The rest of the century plodded along in a somewhat similar fashion. In her defense of love stories, Ama Ata Aidoo places love on par with politics and religion as the dominant domains of existence. As a result, love cannot be decoupled from other areas of life. To do otherwise would lead to “a silly image of love,” which she attributes to romance fiction of the Mills and Boon and the Harlequin kind. When you separate love from the larger forces shaping life, you run the risk of pandering to existing expectations about gender norms, socializing girls into playing house while boys are heralded with stories about adventure and leadership. She contrasts this way of representing love with what she calls “serious” love stories.  Because love does not happen in a social and political vacuum, stories about love should account for the social and political “consequences of love.” The love stories of the mid-to-late 20th century are mixes of tragedy and cynicism as writers burdened the romance plot with struggles relating to economic instability, political conflict, gender inequality, racial discrimination, and various forms of constraints in postcolonial life.

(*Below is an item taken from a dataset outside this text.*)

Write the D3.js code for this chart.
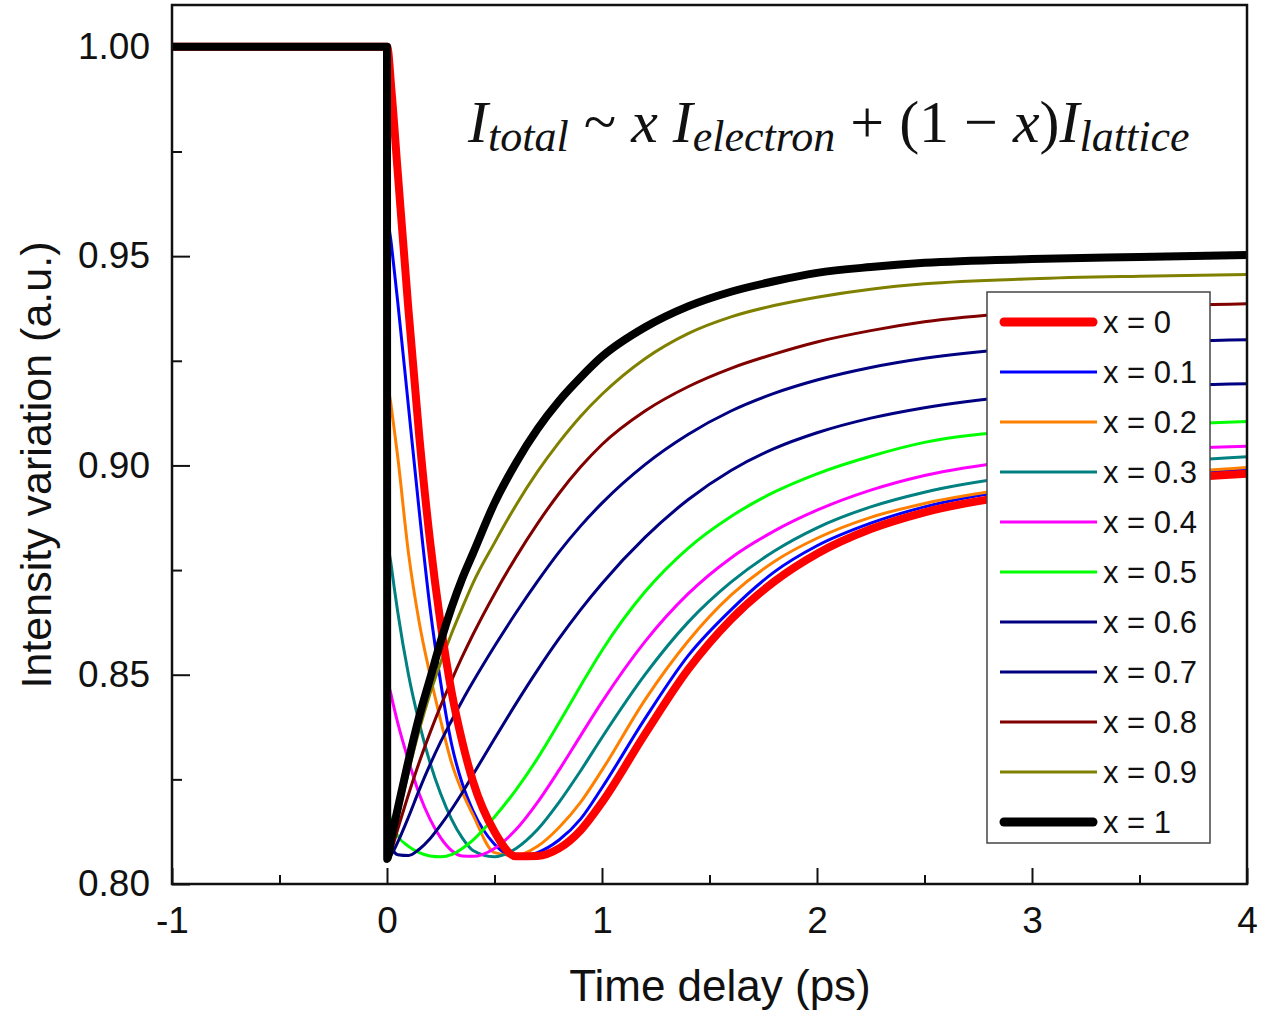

Aidoo’s Changes: A love Story (1991) is a classic example of a “serious” love story. It portrays the frustrations of a woman seeking love in a patriarchal world. So Long a Letter (1979) links the failures of the postcolonial state and the persistence of patriarchal rule to her characters romantic betrayal. We see women who love but are betrayed by a system where a woman is punished for desiring. There is also Joys of Motherhood (1979), Lewis Nkosi Mating Birds (1983), and Elechi Amadi’s The Concubine (1966). These stories all contain tragic elements that convey deep concerns over systemic forms of power in the aftermaths of colonial rule. We see this tradition of “serious” love stories continuing today in novels such as Ayobami Adebayo’s Stay with Me (2017) and Noor Naga’s If an Egyptian Cannot Speak English (2022).

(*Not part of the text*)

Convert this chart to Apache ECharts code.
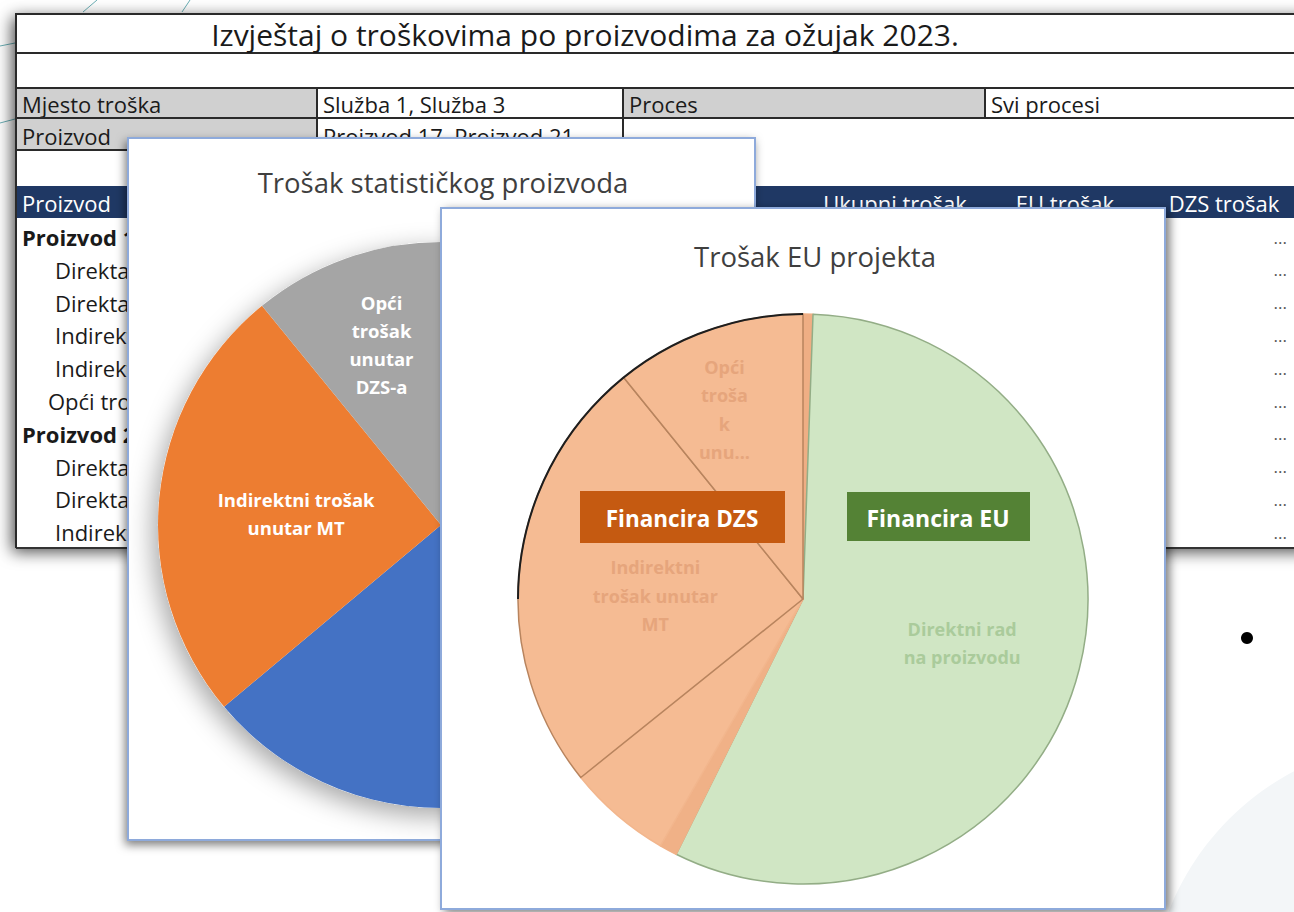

The rise of genre fiction in African literature has opened up space for a new kind of romance fiction. Like their science fiction counterparts, African romance fiction writers are exploring the utopian possibilities in genres that are designed to have happy endings. These writers are moving away from tragedy as the dominant framework for the romantic imagination. They are less cynical and more open to exploring the possibility of love as a space for critiquing and overcoming big social problems. Cassava Republic launched Ankara Press as a feminist answer to the classic romance fiction and its reinforcement of gender norms and expectations. Yinka, Where is Your Huzband (2022) and Jane Igharo’s novels fall under this category of romance novels pushing the boundaries on what the genre offers. The space of romance fiction has grown rapidly in the last few years and expanded to include varied takes on what love is. Love Africa Press caters to the erotica audience and, in so doing, celebrates representations of African women exploring sex and desire. In Adrienne Yabouza’s Co-wives, Co-widows, the first Central African novel to be translated into English, love is polygamous. Yobouza’s depiction of Ndongo Passy and Grekpoubou’s thoughtful and sexually fulfilling relationship with their husband Lidou expands our vision of what forms love can take. One area where exploring love for its utopian possibilities has paid off tremendously is in the sphere of queer love. In some parts of Africa, homosexuality is considered illegal, but this has not stopped writers from depicting queer love. Emezi’s You Made a Fool of Death with Your Beauty, Chinelo Okparanta’s Under the Udala Trees, and the anthology Exhale: Queer African Erotic Fiction celebrate queer love while addressing the issues queer communities face.

Literature is the space where writers have the license to imagine an ideal love, the utopian experience of love, love as something that both exposes and transcends oppressive power and various forms of hardship. The big shift in love stories within the last 100 years of African fiction is the redefinition of what counts as truth in fiction. Showing how characters are crushed by the system is one way to reveal how systems work and critique them. But that is not the only way. Showing how systems are overcome is also another way of exposing how they work and critiquing them.